▸ SHORT TASK
Pull every line with the word "using" out of the entries below.

▸ TASK INPUTS

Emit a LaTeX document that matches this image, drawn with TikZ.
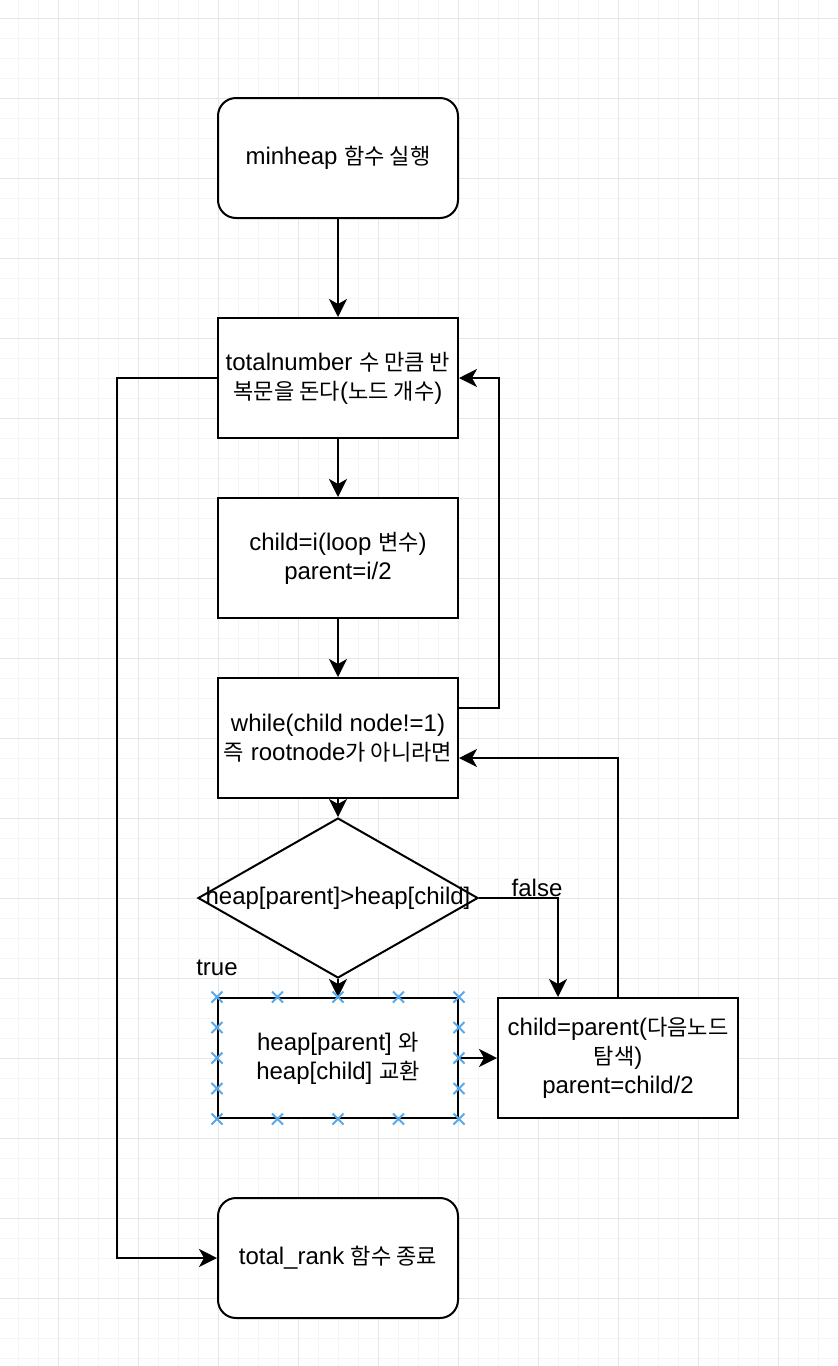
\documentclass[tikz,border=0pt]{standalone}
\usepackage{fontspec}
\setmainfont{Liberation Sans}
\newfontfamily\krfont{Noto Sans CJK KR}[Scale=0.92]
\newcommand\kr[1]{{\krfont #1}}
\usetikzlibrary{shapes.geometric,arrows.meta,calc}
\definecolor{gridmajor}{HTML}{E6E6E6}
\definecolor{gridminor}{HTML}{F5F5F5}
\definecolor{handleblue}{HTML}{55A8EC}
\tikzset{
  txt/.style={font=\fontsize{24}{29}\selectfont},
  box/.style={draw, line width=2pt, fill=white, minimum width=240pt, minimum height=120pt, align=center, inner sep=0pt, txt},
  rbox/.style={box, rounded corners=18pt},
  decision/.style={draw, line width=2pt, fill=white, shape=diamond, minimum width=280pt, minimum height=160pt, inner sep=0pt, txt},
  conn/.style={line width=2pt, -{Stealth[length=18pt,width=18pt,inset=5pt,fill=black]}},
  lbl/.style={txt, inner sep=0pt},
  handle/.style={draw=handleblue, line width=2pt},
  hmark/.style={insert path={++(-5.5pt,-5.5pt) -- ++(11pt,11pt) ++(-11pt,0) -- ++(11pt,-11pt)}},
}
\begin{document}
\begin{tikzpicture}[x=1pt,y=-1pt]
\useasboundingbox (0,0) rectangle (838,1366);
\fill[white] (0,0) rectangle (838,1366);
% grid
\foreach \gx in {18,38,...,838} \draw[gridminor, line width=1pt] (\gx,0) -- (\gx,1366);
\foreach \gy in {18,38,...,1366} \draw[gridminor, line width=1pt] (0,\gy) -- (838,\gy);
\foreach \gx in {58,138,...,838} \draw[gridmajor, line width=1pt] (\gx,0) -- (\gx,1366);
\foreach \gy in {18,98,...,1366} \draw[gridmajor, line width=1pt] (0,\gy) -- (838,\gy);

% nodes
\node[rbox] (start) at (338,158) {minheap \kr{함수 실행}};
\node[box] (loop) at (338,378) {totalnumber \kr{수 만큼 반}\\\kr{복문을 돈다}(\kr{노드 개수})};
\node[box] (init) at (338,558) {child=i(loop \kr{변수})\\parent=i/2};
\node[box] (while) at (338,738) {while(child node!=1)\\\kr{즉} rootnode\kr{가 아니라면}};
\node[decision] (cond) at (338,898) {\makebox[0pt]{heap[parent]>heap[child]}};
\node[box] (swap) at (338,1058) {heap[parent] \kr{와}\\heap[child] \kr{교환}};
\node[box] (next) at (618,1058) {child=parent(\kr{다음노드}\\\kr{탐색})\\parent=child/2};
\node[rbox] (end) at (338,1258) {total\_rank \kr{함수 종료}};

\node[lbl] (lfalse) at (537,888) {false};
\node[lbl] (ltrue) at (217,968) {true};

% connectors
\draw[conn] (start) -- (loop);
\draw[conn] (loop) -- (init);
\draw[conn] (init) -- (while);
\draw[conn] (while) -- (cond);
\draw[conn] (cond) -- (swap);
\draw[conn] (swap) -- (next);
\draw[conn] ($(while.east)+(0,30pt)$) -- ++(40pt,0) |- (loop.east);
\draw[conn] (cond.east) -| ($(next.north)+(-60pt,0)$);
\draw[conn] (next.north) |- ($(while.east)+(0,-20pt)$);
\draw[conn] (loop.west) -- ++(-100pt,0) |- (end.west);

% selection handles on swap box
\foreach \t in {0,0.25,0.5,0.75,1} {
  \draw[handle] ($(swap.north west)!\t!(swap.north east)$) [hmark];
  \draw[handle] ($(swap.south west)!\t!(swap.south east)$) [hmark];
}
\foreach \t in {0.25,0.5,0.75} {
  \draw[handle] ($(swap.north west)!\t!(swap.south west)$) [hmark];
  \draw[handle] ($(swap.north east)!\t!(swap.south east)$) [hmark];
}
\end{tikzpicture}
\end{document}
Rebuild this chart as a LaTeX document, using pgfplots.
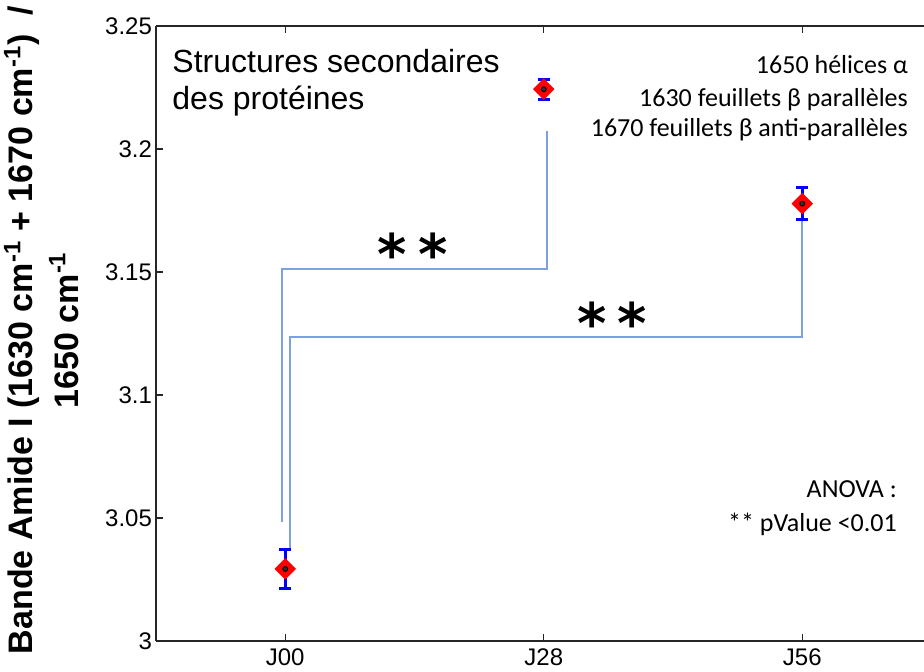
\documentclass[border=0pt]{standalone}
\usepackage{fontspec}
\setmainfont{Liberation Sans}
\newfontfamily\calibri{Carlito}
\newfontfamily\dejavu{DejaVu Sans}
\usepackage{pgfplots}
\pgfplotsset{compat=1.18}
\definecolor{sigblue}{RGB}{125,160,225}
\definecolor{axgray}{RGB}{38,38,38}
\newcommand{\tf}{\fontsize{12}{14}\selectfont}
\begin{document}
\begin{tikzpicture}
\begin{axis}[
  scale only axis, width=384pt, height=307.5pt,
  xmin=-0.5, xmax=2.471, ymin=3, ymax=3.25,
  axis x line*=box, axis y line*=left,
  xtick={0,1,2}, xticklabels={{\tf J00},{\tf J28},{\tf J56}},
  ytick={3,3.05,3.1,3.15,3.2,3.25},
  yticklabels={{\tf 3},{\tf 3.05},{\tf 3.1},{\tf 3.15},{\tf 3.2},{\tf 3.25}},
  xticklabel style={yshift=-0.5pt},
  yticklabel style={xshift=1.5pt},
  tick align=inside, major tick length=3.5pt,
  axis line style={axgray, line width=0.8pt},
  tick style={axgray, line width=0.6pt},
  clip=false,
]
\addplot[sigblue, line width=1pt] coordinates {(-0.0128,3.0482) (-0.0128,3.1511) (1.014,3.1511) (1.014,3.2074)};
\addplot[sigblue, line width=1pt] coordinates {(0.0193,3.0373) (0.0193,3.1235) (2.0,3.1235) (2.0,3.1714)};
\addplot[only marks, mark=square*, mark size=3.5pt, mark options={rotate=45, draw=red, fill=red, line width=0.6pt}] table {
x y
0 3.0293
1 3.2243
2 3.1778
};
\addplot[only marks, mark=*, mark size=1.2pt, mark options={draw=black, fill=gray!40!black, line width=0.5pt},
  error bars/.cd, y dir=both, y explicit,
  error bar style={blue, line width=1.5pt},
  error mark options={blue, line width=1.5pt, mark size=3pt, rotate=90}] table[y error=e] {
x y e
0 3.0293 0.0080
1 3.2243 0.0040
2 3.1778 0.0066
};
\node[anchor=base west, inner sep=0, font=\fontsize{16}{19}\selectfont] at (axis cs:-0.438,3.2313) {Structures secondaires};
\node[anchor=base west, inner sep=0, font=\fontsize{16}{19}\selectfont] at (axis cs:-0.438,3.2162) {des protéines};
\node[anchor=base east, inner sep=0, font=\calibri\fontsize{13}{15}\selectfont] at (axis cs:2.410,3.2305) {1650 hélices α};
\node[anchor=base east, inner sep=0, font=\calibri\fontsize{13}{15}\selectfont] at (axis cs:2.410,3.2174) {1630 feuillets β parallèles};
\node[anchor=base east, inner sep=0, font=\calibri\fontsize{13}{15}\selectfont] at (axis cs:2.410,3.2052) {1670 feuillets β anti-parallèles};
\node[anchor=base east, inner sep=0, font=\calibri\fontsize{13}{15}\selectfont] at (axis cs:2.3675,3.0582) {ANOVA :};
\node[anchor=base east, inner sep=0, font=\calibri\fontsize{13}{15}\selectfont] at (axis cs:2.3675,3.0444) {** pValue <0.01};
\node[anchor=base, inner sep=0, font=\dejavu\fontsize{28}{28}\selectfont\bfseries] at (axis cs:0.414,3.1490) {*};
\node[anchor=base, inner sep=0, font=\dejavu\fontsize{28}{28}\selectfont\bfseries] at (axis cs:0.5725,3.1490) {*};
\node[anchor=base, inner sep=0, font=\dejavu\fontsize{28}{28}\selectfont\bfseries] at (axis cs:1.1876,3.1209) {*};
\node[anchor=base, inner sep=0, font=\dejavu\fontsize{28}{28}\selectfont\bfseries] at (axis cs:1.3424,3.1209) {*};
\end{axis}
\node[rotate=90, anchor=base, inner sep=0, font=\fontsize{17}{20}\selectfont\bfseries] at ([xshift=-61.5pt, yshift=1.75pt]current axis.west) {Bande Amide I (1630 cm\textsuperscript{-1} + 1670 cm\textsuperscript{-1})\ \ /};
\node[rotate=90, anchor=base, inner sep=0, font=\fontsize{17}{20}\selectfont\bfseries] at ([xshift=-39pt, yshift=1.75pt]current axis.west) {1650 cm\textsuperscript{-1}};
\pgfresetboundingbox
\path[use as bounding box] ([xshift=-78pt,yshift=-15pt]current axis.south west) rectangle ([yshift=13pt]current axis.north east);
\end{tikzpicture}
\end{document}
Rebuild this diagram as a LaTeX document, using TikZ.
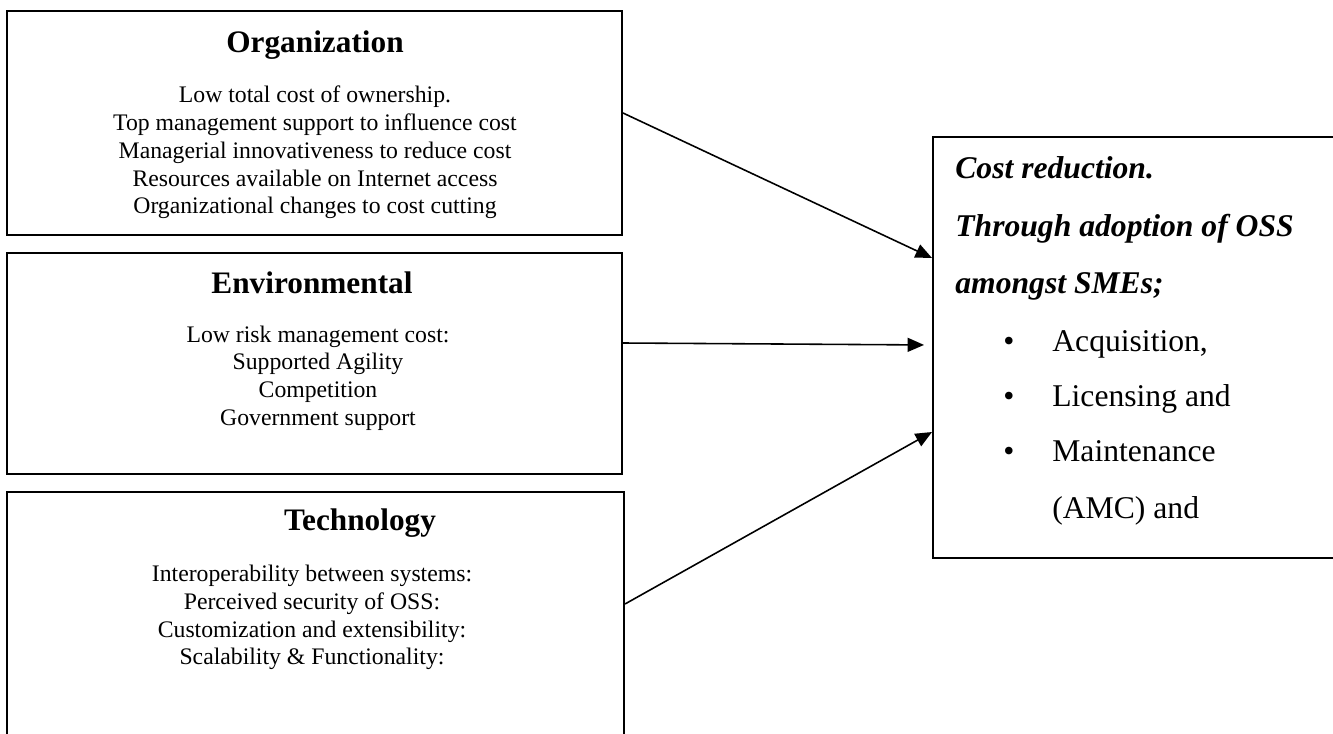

▸ EXERCISE RESULT
Rebuild this chart as a LaTeX document, using pgfplots.
Rebuild this diagram as a LaTeX document, using TikZ.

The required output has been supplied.